Charts and diagrams as code:
** begin **

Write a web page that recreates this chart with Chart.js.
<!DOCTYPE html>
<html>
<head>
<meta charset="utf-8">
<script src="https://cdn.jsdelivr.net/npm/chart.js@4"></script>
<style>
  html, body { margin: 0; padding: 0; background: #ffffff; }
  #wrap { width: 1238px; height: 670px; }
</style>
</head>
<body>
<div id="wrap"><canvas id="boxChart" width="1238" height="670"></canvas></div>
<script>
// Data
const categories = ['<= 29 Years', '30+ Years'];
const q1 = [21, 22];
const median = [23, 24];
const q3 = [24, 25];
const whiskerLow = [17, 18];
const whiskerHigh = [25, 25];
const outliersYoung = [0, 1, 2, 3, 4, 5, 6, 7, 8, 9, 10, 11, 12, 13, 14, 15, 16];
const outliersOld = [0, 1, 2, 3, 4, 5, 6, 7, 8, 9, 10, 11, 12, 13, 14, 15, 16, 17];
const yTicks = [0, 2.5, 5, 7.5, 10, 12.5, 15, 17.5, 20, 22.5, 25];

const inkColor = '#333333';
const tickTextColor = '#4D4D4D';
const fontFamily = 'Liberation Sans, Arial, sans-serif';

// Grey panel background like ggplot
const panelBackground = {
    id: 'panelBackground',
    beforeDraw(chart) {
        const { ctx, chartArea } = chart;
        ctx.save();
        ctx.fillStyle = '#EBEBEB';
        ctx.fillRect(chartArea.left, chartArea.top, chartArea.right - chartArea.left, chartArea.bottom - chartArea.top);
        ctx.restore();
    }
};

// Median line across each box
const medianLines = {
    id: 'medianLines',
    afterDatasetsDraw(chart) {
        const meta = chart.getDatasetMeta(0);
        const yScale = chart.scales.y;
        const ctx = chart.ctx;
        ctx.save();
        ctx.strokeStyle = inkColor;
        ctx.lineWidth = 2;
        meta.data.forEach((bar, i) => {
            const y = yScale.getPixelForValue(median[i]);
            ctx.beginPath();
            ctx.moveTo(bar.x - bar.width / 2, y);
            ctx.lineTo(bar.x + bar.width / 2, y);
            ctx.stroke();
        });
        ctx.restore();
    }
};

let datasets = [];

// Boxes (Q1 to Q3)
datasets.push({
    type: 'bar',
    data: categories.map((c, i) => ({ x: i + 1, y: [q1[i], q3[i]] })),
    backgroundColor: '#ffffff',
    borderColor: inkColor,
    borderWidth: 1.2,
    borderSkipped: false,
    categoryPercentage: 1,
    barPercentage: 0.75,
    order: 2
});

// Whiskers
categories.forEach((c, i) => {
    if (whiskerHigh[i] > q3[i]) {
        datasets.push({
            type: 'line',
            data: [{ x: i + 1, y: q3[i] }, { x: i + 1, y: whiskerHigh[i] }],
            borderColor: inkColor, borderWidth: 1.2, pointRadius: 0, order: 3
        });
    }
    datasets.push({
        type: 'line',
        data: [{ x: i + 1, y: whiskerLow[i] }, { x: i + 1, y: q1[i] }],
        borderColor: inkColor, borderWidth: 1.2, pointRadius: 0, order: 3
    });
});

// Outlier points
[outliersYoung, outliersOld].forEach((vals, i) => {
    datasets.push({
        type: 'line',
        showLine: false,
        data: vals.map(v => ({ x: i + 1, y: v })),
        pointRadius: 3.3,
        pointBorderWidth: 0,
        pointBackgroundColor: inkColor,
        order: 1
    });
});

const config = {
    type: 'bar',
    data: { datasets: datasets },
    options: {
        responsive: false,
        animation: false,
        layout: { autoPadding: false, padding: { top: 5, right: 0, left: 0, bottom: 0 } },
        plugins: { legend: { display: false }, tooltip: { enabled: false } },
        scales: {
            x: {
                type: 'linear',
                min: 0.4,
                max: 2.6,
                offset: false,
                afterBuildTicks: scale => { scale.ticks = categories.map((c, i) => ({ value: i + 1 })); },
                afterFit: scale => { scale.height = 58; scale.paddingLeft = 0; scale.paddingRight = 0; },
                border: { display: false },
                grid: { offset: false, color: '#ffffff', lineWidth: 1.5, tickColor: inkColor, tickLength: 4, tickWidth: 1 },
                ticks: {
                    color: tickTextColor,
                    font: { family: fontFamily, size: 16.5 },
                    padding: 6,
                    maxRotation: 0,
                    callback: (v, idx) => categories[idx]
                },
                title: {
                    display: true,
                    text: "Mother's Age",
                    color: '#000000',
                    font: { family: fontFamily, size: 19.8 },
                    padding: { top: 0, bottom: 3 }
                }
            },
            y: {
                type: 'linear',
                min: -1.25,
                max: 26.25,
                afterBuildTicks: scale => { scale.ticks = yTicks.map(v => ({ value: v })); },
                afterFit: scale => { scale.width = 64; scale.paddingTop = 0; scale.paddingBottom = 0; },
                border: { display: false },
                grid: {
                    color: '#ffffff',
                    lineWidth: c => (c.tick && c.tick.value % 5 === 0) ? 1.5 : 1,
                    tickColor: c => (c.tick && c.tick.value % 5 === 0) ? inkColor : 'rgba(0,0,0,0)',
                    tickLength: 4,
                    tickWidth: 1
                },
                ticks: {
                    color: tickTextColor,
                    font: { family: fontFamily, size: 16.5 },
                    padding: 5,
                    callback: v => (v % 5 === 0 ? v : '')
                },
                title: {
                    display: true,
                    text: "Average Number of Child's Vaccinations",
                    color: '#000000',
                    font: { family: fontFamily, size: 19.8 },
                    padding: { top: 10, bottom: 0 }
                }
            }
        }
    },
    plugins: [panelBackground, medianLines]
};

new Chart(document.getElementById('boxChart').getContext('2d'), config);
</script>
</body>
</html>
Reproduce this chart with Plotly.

** end **

## Work to do
Each record must be repeated exactly as it is.

## Solution to this task
Write a web page that recreates this chart with Chart.js.
<!DOCTYPE html>
<html>
<head>
<meta charset="utf-8">
<script src="https://cdn.jsdelivr.net/npm/chart.js@4"></script>
<style>
  html, body { margin: 0; padding: 0; background: #ffffff; }
  #wrap { width: 1238px; height: 670px; }
</style>
</head>
<body>
<div id="wrap"><canvas id="boxChart" width="1238" height="670"></canvas></div>
<script>
// Data
const categories = ['<= 29 Years', '30+ Years'];
const q1 = [21, 22];
const median = [23, 24];
const q3 = [24, 25];
const whiskerLow = [17, 18];
const whiskerHigh = [25, 25];
const outliersYoung = [0, 1, 2, 3, 4, 5, 6, 7, 8, 9, 10, 11, 12, 13, 14, 15, 16];
const outliersOld = [0, 1, 2, 3, 4, 5, 6, 7, 8, 9, 10, 11, 12, 13, 14, 15, 16, 17];
const yTicks = [0, 2.5, 5, 7.5, 10, 12.5, 15, 17.5, 20, 22.5, 25];

const inkColor = '#333333';
const tickTextColor = '#4D4D4D';
const fontFamily = 'Liberation Sans, Arial, sans-serif';

// Grey panel background like ggplot
const panelBackground = {
    id: 'panelBackground',
    beforeDraw(chart) {
        const { ctx, chartArea } = chart;
        ctx.save();
        ctx.fillStyle = '#EBEBEB';
        ctx.fillRect(chartArea.left, chartArea.top, chartArea.right - chartArea.left, chartArea.bottom - chartArea.top);
        ctx.restore();
    }
};

// Median line across each box
const medianLines = {
    id: 'medianLines',
    afterDatasetsDraw(chart) {
        const meta = chart.getDatasetMeta(0);
        const yScale = chart.scales.y;
        const ctx = chart.ctx;
        ctx.save();
        ctx.strokeStyle = inkColor;
        ctx.lineWidth = 2;
        meta.data.forEach((bar, i) => {
            const y = yScale.getPixelForValue(median[i]);
            ctx.beginPath();
            ctx.moveTo(bar.x - bar.width / 2, y);
            ctx.lineTo(bar.x + bar.width / 2, y);
            ctx.stroke();
        });
        ctx.restore();
    }
};

let datasets = [];

// Boxes (Q1 to Q3)
datasets.push({
    type: 'bar',
    data: categories.map((c, i) => ({ x: i + 1, y: [q1[i], q3[i]] })),
    backgroundColor: '#ffffff',
    borderColor: inkColor,
    borderWidth: 1.2,
    borderSkipped: false,
    categoryPercentage: 1,
    barPercentage: 0.75,
    order: 2
});

// Whiskers
categories.forEach((c, i) => {
    if (whiskerHigh[i] > q3[i]) {
        datasets.push({
            type: 'line',
            data: [{ x: i + 1, y: q3[i] }, { x: i + 1, y: whiskerHigh[i] }],
            borderColor: inkColor, borderWidth: 1.2, pointRadius: 0, order: 3
        });
    }
    datasets.push({
        type: 'line',
        data: [{ x: i + 1, y: whiskerLow[i] }, { x: i + 1, y: q1[i] }],
        borderColor: inkColor, borderWidth: 1.2, pointRadius: 0, order: 3
    });
});

// Outlier points
[outliersYoung, outliersOld].forEach((vals, i) => {
    datasets.push({
        type: 'line',
        showLine: false,
        data: vals.map(v => ({ x: i + 1, y: v })),
        pointRadius: 3.3,
        pointBorderWidth: 0,
        pointBackgroundColor: inkColor,
        order: 1
    });
});

const config = {
    type: 'bar',
    data: { datasets: datasets },
    options: {
        responsive: false,
        animation: false,
        layout: { autoPadding: false, padding: { top: 5, right: 0, left: 0, bottom: 0 } },
        plugins: { legend: { display: false }, tooltip: { enabled: false } },
        scales: {
            x: {
                type: 'linear',
                min: 0.4,
                max: 2.6,
                offset: false,
                afterBuildTicks: scale => { scale.ticks = categories.map((c, i) => ({ value: i + 1 })); },
                afterFit: scale => { scale.height = 58; scale.paddingLeft = 0; scale.paddingRight = 0; },
                border: { display: false },
                grid: { offset: false, color: '#ffffff', lineWidth: 1.5, tickColor: inkColor, tickLength: 4, tickWidth: 1 },
                ticks: {
                    color: tickTextColor,
                    font: { family: fontFamily, size: 16.5 },
                    padding: 6,
                    maxRotation: 0,
                    callback: (v, idx) => categories[idx]
                },
                title: {
                    display: true,
                    text: "Mother's Age",
                    color: '#000000',
                    font: { family: fontFamily, size: 19.8 },
                    padding: { top: 0, bottom: 3 }
                }
            },
            y: {
                type: 'linear',
                min: -1.25,
                max: 26.25,
                afterBuildTicks: scale => { scale.ticks = yTicks.map(v => ({ value: v })); },
                afterFit: scale => { scale.width = 64; scale.paddingTop = 0; scale.paddingBottom = 0; },
                border: { display: false },
                grid: {
                    color: '#ffffff',
                    lineWidth: c => (c.tick && c.tick.value % 5 === 0) ? 1.5 : 1,
                    tickColor: c => (c.tick && c.tick.value % 5 === 0) ? inkColor : 'rgba(0,0,0,0)',
                    tickLength: 4,
                    tickWidth: 1
                },
                ticks: {
                    color: tickTextColor,
                    font: { family: fontFamily, size: 16.5 },
                    padding: 5,
                    callback: v => (v % 5 === 0 ? v : '')
                },
                title: {
                    display: true,
                    text: "Average Number of Child's Vaccinations",
                    color: '#000000',
                    font: { family: fontFamily, size: 19.8 },
                    padding: { top: 10, bottom: 0 }
                }
            }
        }
    },
    plugins: [panelBackground, medianLines]
};

new Chart(document.getElementById('boxChart').getContext('2d'), config);
</script>
</body>
</html>
Reproduce this chart with Plotly.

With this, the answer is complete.